The scientific goals and discovery potential of the experiments will only be realized if efficient worldwide access to the data is made possible. Particle physicists are thus engaged in large national and international projects that address this massive data challenge, with special emphasis on distributed data access. There is an acute awareness that the ability to analyze data has not kept up with its increased flow. The traditional approach of extracting data subsets across the Internet, storing them locally, and processing them with home-brewed tools has reached its limits. Something drastically different is required. Indeed, without new modes of data access and of remote collaboration we will not be able to effectively “mine” the intellectual resources represented in our distributed collaborations. Thus the projects we are working on explore and implement new ideas in this area that until now have only been discussed in a theoretical context. These ground-breaking projects include:

· Globally Interconnected Object Databases (Caltech/CERN/HP funded)[1]

· The Particle Physics Data Grid (DoE/NGI funded)[2]

· Models Of Networked Analysis at Regional Centres (CERN funded)[3]

· Accessing Large Data Archives in Astronomy and Particle Physics (NSF/KDI funded)[4]

To be as realistic as possible, the projects make use of large existing data sets from high energy and nuclear physics experiments.
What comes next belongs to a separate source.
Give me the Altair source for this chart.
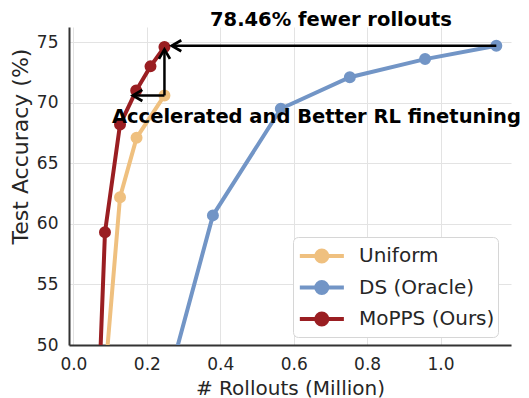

They will help to answer some important questions that include:

· How are we going to integrate the querying algorithms and other tools to speed up access to the distributed data?

· How are we going to cluster the data optimally for fast access?

· How can we optimize the clustering and querying of data distributed across continents?

· What dynamical re-clustering strategies should be used?

· How do we compromise between fully ordered (sequential) organization, and totally “anarchic”, random arrangements of the data?

The use of OO languages and Object persistency is fundamental in our current thinking: these technologies allow us to define, implement and store the physics objects and inter-relationships that we deal with. We can then express the highly complicated queries on the object store in order to extract the events and features of interest.

These research directions will very likely be taken up in other branches of science, and in large corporations: the ability to rapidly mine scientific data, and the use of smart query engines will be a fundamental part of daily research and education in the 21^st century.